MelWeightMatrix - 17¶

版本¶

名称: MelWeightMatrix (GitHub)
域: main
起始版本: 17
函数: False
支持级别: SupportType.COMMON
形状推断: True

此版本运算符已可用 自从版本 17。

摘要¶

生成一个 MelWeightMatrix，可用于根据梅尔尺度上的 [lower_edge_hertz, upper_edge_hertz] 范围，将包含线性采样频谱（来自 DFT 或 STFT）的 Tensor 重新加权为 num_mel_bins 频率信息。此函数根据以下公式定义了以赫兹为单位的频率的梅尔尺度：

mel(f) = 2595 * log10(1 + f/700)

在返回的矩阵中，所有三角形（滤波器组）的峰值均为 1.0。

返回的 MelWeightMatrix 可用于右乘形状为 [帧数, num_spectrogram_bins] 的线性尺度频谱值（例如 STFT 幅度）的频谱图 S，以生成形状为 [帧数, num_mel_bins] 的“梅尔频谱图” M。

属性¶

output_datatype - INT (默认值为 '1')

输出张量的数据类型。必须严格是 TensorProto 中 DataType 枚举值之一，其值对应 T3。默认值是 1 = FLOAT。

输入¶

num_mel_bins (异构) - T1

梅尔频谱中的频带数。
dft_length (异构) - T1

原始 DFT 的大小。原始 DFT 的大小用于推断单侧 DFT 的大小，其被理解为 floor(dft_length/2) + 1，即频谱图仅包含非冗余 DFT 频点。
sample_rate (异构) - T1

用于创建频谱图的输入信号的每秒采样数。用于计算每个频谱图频点对应的频率，这决定了它们如何映射到梅尔尺度。
lower_edge_hertz (异构) - T2

包含在梅尔频谱中的频率的下界。这对应于最低三角形频带的下边缘。
upper_edge_hertz (异构) - T2

最高频带的所需上边缘。

输出¶

输出 (异构) - T3

Mel 加权矩阵。

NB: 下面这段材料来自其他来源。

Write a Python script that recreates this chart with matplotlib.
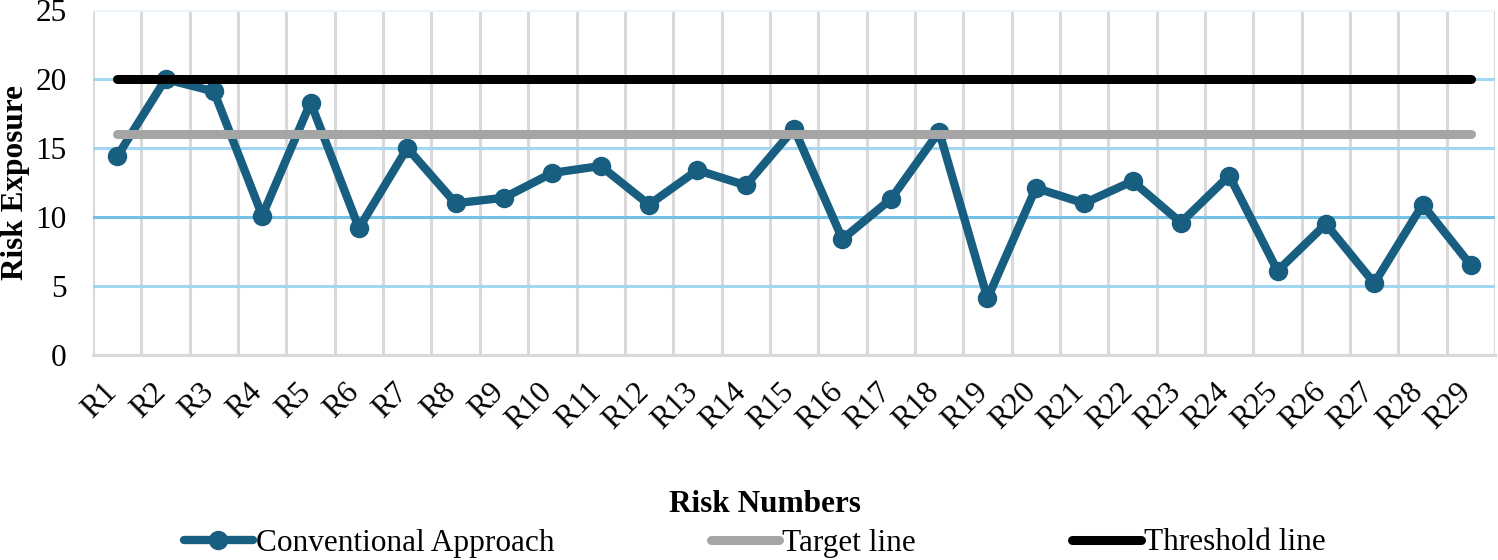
import matplotlib
matplotlib.use("Agg")
import matplotlib.pyplot as plt
from matplotlib.transforms import ScaledTranslation
import numpy as np

plt.rcParams['font.family'] = ['Liberation Serif', 'DejaVu Serif']

risks = ['R%d' % i for i in range(1, 30)]
conventional = [14.4, 20.0, 19.1, 10.1, 18.3, 9.2, 15.0, 11.0, 11.4, 13.2,
                13.7, 10.9, 13.4, 12.3, 16.4, 8.4, 11.3, 16.2, 4.1, 12.1,
                11.0, 12.6, 9.6, 13.0, 6.1, 9.5, 5.2, 10.9, 6.5]
target = [16] * 29
threshold = [20] * 29

fs = 22.5
fig = plt.figure(figsize=(14.98, 5.6), dpi=100)
ax = fig.add_axes([0.0621, 0.366, 0.936, 0.616])

x = np.arange(len(risks))
ax.plot(x, conventional, color='#185e80', lw=6, marker='o', markersize=13,
        label='Conventional Approach', solid_capstyle='round', zorder=3)
ax.plot(x, target, color='#a5a5a5', lw=6.5, label='Target line',
        solid_capstyle='round', zorder=4)
ax.plot(x, threshold, color='black', lw=6.5, label='Threshold line',
        solid_capstyle='round', zorder=5)

ax.set_xlim(-0.5, len(risks) - 0.5)
ax.set_ylim(0, 25)
ax.set_yticks([0, 5, 10, 15, 20, 25])
ax.set_xticks(x)
ax.set_xticklabels(risks, rotation=45, ha='right', fontsize=fs)
ax.set_xticks(np.arange(-0.5, len(risks)), minor=True)
ax.tick_params(axis='x', which='both', length=0, pad=16)
ax.tick_params(axis='y', length=0, pad=19, labelsize=fs)
shift = ScaledTranslation(6 / 100, 0, fig.dpi_scale_trans)
for lab in ax.get_xticklabels():
    lab.set_transform(lab.get_transform() + shift)

# gridlines
ax.grid(axis='y', color='#a3d7f1', lw=2.2, zorder=1)
ax.grid(axis='x', which='minor', color='#d9d9d9', lw=2.2, zorder=0)
ax.grid(axis='x', which='major', visible=False)
ygl = ax.get_ygridlines()
ygl[2].set_color('#74c1e8')
ygl[-1].set_color('#eaf5fc')
for s in ['top', 'right', 'left']:
    ax.spines[s].set_visible(False)
ax.spines['bottom'].set_color('#d9d9d9')
ax.spines['bottom'].set_linewidth(2.2)

ax.set_ylabel('Risk Exposure', fontsize=fs, fontweight='bold', va='center')
ax.yaxis.set_label_coords(-0.055, 0.5)
ax.set_xlabel('Risk Numbers', fontsize=fs, fontweight='bold', va='center')
ax.xaxis.set_label_coords(0.479, -0.432)

fig.legend(loc='center', bbox_to_anchor=(755 / 1498, 1 - 543 / 560),
           ncol=3, frameon=False, fontsize=fs, handlelength=2.2,
           handletextpad=0.1, columnspacing=5.0, numpoints=1,
           borderpad=0, borderaxespad=0)

fig.savefig('out.png', dpi=100)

输出的形状为: [floor(dft_length/2) + 1][num_mel_bins]。

类型约束¶

T1 在 ( tensor(int32), tensor(int64) ) 中

约束为整数张量。
T2 在 ( tensor(bfloat16), tensor(double), tensor(float), tensor(float16) ) 中

约束为浮点张量
T3 在 ( tensor(bfloat16), tensor(double), tensor(float), tensor(float16), tensor(int16), tensor(int32), tensor(int64), tensor(int8), tensor(uint16), tensor(uint32), tensor(uint64), tensor(uint8) ) 中

约束为任何数值类型。